RJ: Does a character's name play a big part in your character's makeup?
JV: I’m a big one for names, and I’m always on the lookout for ones which suggest interesting characters. The protagonist of The California Roll is called “Radar Hoverlander,” and he insists that’s his real name, though you can’t necessarily trust him, since he’s a self-admitted “notorious lying liar.” But what I like about the name (apart from its real roots in Jet Propulsion Laboratory nomenclature) is that it’s the sort of name a character has to earn. Colorful names demand colorful actions.
RJ: What about secondary characters? What part do they play in your stories?
JV: I’m a huge fan of sidekicks, and endowed Radar with one of the best (which is to say worst) in the form of a low-rent and dim-bulb scam artist named Vic Mirplo, so totally a loser that he’s “unlikely to get laid in any circumstance short of lying on his back with his pants down when a nymphomaniac alien drops out of the sky, legs spread.”
RJ: How do you see the role of a protagonist?
Worthy characters, we know, require worthy adversaries. To put it in black and white terms, your good guy will never be sufficiently good unless he has ample opportunity to challenge himself against a sufficiently strong foe. But this whole business of “good guy versus bad guy” is a little misleading. Mine is not a world of moral clarity (no con world is), so it’s less a case of pitting Radar’s goodness against his enemy’s badness than it is of serving up the challenge of a strong antagonist. In Radar’s case, he must first unravel, then battle, then co-opt, and ultimately ally with, the single most talented female scammer he’s ever met, the estimable and “dead-bang cute” Allie Quinn. Is she the queen of all con artists or the last true innocent? Radar isn’t sure, and he spends about, oh, all but the last two pages trying to figure that out. So that’s what we call a worthy adversary. She’s not evil. She just has her own agenda, and part of pursuing that agenda involves keeping poor Radar in the dark, and working him as hard as she can.

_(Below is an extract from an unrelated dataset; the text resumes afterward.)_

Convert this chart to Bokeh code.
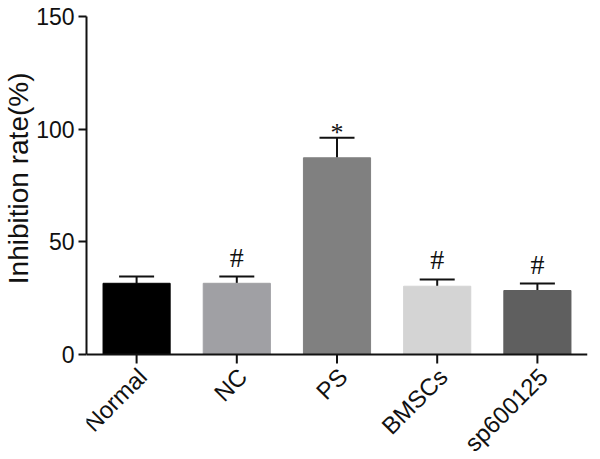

“Poor Radar.” You know, whenever I hear myself say of my characters, “Poor X” or “Poor Y,” I know I’m really onto something. By those words I signify, to myself at least, that I have both sympathy and empathy for the characters. Sympathy: I like that guy. Empathy: I am like that guy. I could prattle on at some length about how to build sympathy and empathy into characters, but you know what? I don’t have to! I’ve already done it, in another book I wrote, called The Comic Toolbox: How To Be Funny Even if You’re Not. In that book, should you peruse it, you’ll find ample information on creating comic (and non-comic) characters, as well as some fundamental rules of comedy that also turn out to be fundamental rules of drama, such as this: “The truth is revealed under pressure.” Only by putting your character under pressure can you hope to move him to a new understanding of himself, and in comedy or drama, novels or screenplays, getting that new understanding is the whole, entire name of the game.
I will leave you now with the single most powerful piece of writing wisdom I’ve ever received, handed to me, free of charge, back in my early days as an earnest sitcom toiler. I’d been trying to write “for the market,” and found that a bleak and frustrating experience.
A wise writer took me aside and rocked my world with ten simple words:
"Keep giving them you until you is what they want.""
is what they want.”
It’s made all the difference for me. It will make all the difference for you.